Written by Raj and DK, the Amar Kaushik-directed Stree left us wanting more. Made on a budget of Rs.23 to 24 crore, the film became a sleeper hit and went onto gross somewhere around a whopping Rs.180 crore. Given how sequels, prequels, remakes and reboots are the flavour of the season, we knew that a part deaux was to come soon, just not how soon.
And finally it has been announced that the tentatively titled Stree 2 will be going to the floors next year and we are beyond elated. It was a near-perfect subversive piece of mainstream Hindi cinema, and most such films should be left to be standalone films. But of course we had our misgivings with Stree and since a sequel is on the way already, here are our suggestions on how it can be improved upon.
Strong female lead(s)
Even though Stree cleverly managed to navigate all the cringe-worthy sexist trappings we have all grown up OD-ing on, thanks to Ramsay Brothers and co., one glaring weak point of this horror-comedy was the lack of a well developed female lead.

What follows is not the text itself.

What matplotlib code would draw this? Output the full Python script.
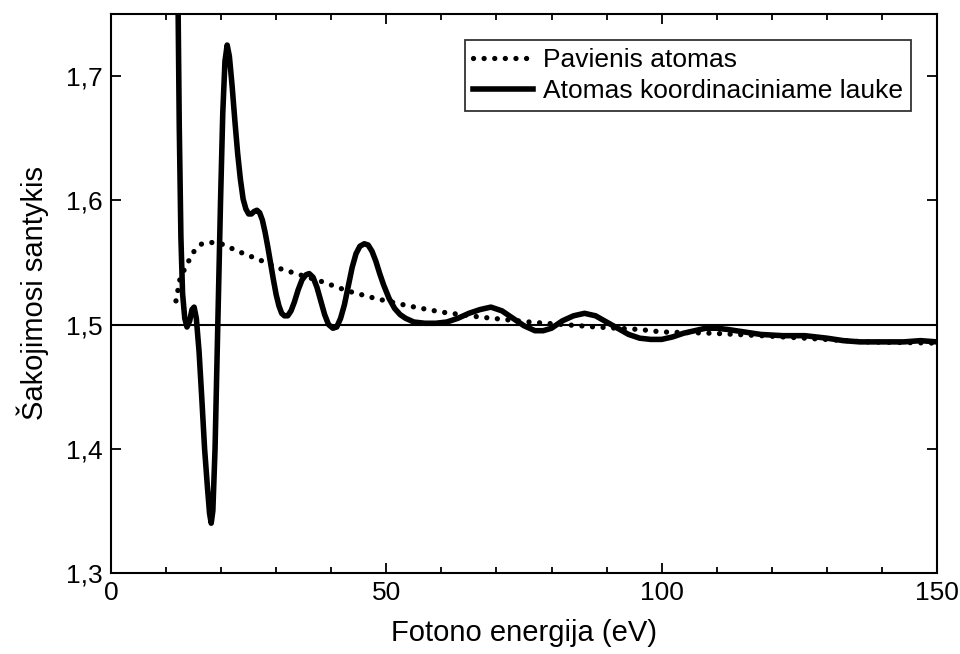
import matplotlib
matplotlib.use('Agg')
import matplotlib.pyplot as plt
from matplotlib.ticker import MultipleLocator, FuncFormatter

plt.rcParams['font.family'] = ['Liberation Sans', 'DejaVu Sans']

# atomas koordinaciniame lauke (solid)
x_coord = [12.0, 12.2, 12.4, 12.7, 13.0, 13.4, 13.8, 14.3, 14.7, 15.1, 15.5, 16.0,
           16.5, 17.0, 17.5, 17.9, 18.2, 18.5, 18.9, 19.2, 19.5, 19.9, 20.3, 20.7,
           21.1, 21.5, 22.0, 22.5, 23.0, 23.5, 24.0, 24.5, 25.0, 25.5, 26.0, 26.5,
           27.0, 27.5, 28.0, 28.5, 29.0, 29.5, 30.0, 30.5, 31.0, 31.5, 32.1, 32.7,
           33.3, 34.0, 34.7, 35.4, 36.0, 36.7, 37.4, 38.1, 38.8, 39.5, 40.3, 41.0,
           41.7, 42.4, 43.1, 43.8, 44.5, 45.2, 46.0, 46.7, 47.4, 48.1, 48.8, 49.5,
           50.5, 51.5, 52.5, 53.5, 55.0, 57.0, 59.0, 61.0, 63.0, 65.0, 67.0, 69.0,
           71.0, 73.0, 75.0, 77.0, 78.5, 80.0, 82.0, 84.0, 86.0, 88.0, 90.0, 92.0,
           94.0, 96.0, 98.0, 100.0, 102.0, 104.0, 106.0, 108.0, 110.0, 112.0, 115.0,
           118.0, 122.0, 126.0, 130.0, 133.0, 136.0, 140.0, 144.0, 147.0, 150.0]
y_coord = [1.78, 1.75, 1.66, 1.57, 1.525, 1.505, 1.498, 1.503, 1.512, 1.514, 1.505, 1.478,
           1.44, 1.40, 1.37, 1.348, 1.340, 1.35, 1.40, 1.46, 1.52, 1.60, 1.67, 1.712,
           1.725, 1.716, 1.692, 1.664, 1.638, 1.617, 1.601, 1.593, 1.589, 1.589, 1.591, 1.592,
           1.590, 1.584, 1.574, 1.562, 1.549, 1.536, 1.524, 1.515, 1.509, 1.507, 1.507, 1.511,
           1.518, 1.528, 1.536, 1.540, 1.541, 1.538, 1.530, 1.519, 1.508, 1.500, 1.497, 1.498,
           1.505, 1.516, 1.531, 1.546, 1.557, 1.563, 1.565, 1.564, 1.559, 1.551, 1.541, 1.532,
           1.521, 1.513, 1.508, 1.505, 1.502, 1.501, 1.501, 1.502, 1.505, 1.509, 1.512, 1.514,
           1.511, 1.505, 1.499, 1.495, 1.495, 1.497, 1.503, 1.507, 1.509, 1.507, 1.502, 1.497,
           1.492, 1.489, 1.488, 1.488, 1.490, 1.493, 1.495, 1.497, 1.497, 1.496, 1.494,
           1.492, 1.491, 1.491, 1.489, 1.487, 1.486, 1.486, 1.486, 1.487, 1.486]

# pavienis atomas (dotted)
x_free = [11.8, 12.5, 13.3, 14.9, 16.5, 18.3, 20.0, 23.6, 27.0, 30.7, 34.3, 38.0, 43.0,
          48.0, 54.0, 60.0, 67.0, 76.0, 88.0, 96.0, 100.0, 109.0, 118.0, 126.0, 137.0, 150.0]
y_free = [1.519, 1.536, 1.544, 1.558, 1.565, 1.566, 1.565, 1.558, 1.552, 1.545, 1.540, 1.535, 1.527,
          1.521, 1.515, 1.510, 1.506, 1.502, 1.498, 1.496, 1.494, 1.493, 1.491, 1.489, 1.486, 1.485]

ref_level = 1.5

fig = plt.figure(figsize=(9.6, 6.54), dpi=100)
ax = fig.add_axes([0.1156, 0.124, 0.8604, 0.8546])

ax.axhline(ref_level, color='black', lw=1.5)
ax.plot(x_free, y_free, color='black', lw=3.8, linestyle=(0, (0.01, 2.0)),
        dash_capstyle='round', label='Pavienis atomas')
ax.plot(x_coord, y_coord, color='black', lw=4.0, solid_joinstyle='round',
        label='Atomas koordinaciniame lauke')

ax.set_xlim(0, 150)
ax.set_ylim(1.3, 1.75)
ax.xaxis.set_major_locator(MultipleLocator(50))
ax.xaxis.set_minor_locator(MultipleLocator(10))
ax.yaxis.set_major_locator(MultipleLocator(0.1))
ax.yaxis.set_major_formatter(FuncFormatter(lambda v, p: f'{v:.1f}'.replace('.', ',')))
ax.tick_params(which='both', direction='in', top=True, right=True, labelsize=19, width=1.3)
ax.tick_params(which='major', length=7, pad=6)
ax.tick_params(which='minor', length=4)
for s in ax.spines.values():
    s.set_linewidth(1.5)

ax.set_xlabel('Fotono energija (eV)', fontsize=21, labelpad=10)
ax.set_ylabel('Šakojimosi santykis', fontsize=21, labelpad=12)

leg = ax.legend(loc='upper right', fontsize=19, frameon=True, fancybox=False,
                edgecolor='black', handlelength=2.3, handletextpad=0.35,
                borderpad=0.3, labelspacing=0.25, borderaxespad=1.0)
leg.get_frame().set_linewidth(1.3)

fig.savefig('out.png', dpi=100)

Shraddha Kapoor worked only as long as she kept mum and was directed to squint and look mysterious. The moment she had to speak and emote, you could see every pore of her face straining. You had to keep your eyes fixed on the otherwise overwhelmingly male cast to distract yourself. When matched with co-stars as outstanding as Rajkummar Rao, Pankaj Tripathi, Aparshakti Khurana, Abhishek Banerjee, and Vijay Raaz, Kapoor paled in comparison. This was no Half Girlfriend where she could half-ass her way through.
Not to mention that this essentially lead this otherwise feminist film to become just another example of The Smurfette Principle in action. In a sea of men going through the growing pains of being a man in a Chudail-infested world, Kapoor was the only woman…or at least seemed to be one till that final twist at the end.
No more item songs
The only interesting female entity in Stree was the consent-seeking ‘maadarn’ (modern) Chudail. Not even Kapoor’s nameless Buffy Summers-esque Chudail hunter could hold a candle to her. But what was definitely worse than that was the forcible insertion of a random “item” song in the middle of it all.

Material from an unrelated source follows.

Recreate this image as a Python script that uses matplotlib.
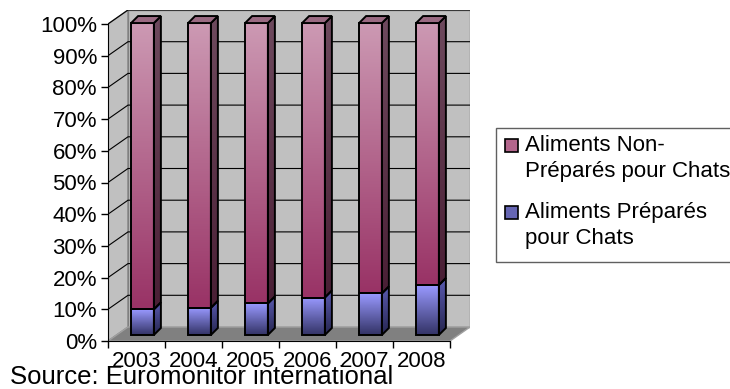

The innuendo-filled ‘Kamariya’ had all the money shots of Nora Fatehi’s hot bod making it stand out like an eyesore in delightfully feminist visual landscape. If the point of including this song sequence was to show how men tend to objectify women then the camera’s gaze could have found better places to land on than Fatehi’s waist and chest.
No Varun Dhawan, but more Pankaj Tripathi…pretty please?
Rumours were rife that Dhawan was so impressed with Stree’s success that he wanted in on the sequel. But since that means Rao probably has to step down or play second fiddle to Dhawan (the other way just seems unlikely), hopefully the makers won’t let that happen. If anything Stree’s success proved that star kids aren’t needed in the recipe to concoct a successful mainstream film.
And as for Tripathi, he knocked it out of the ball park with his performance as the paranormal expert of the town, Rudra. So yeah, we just want more of him. That’s all.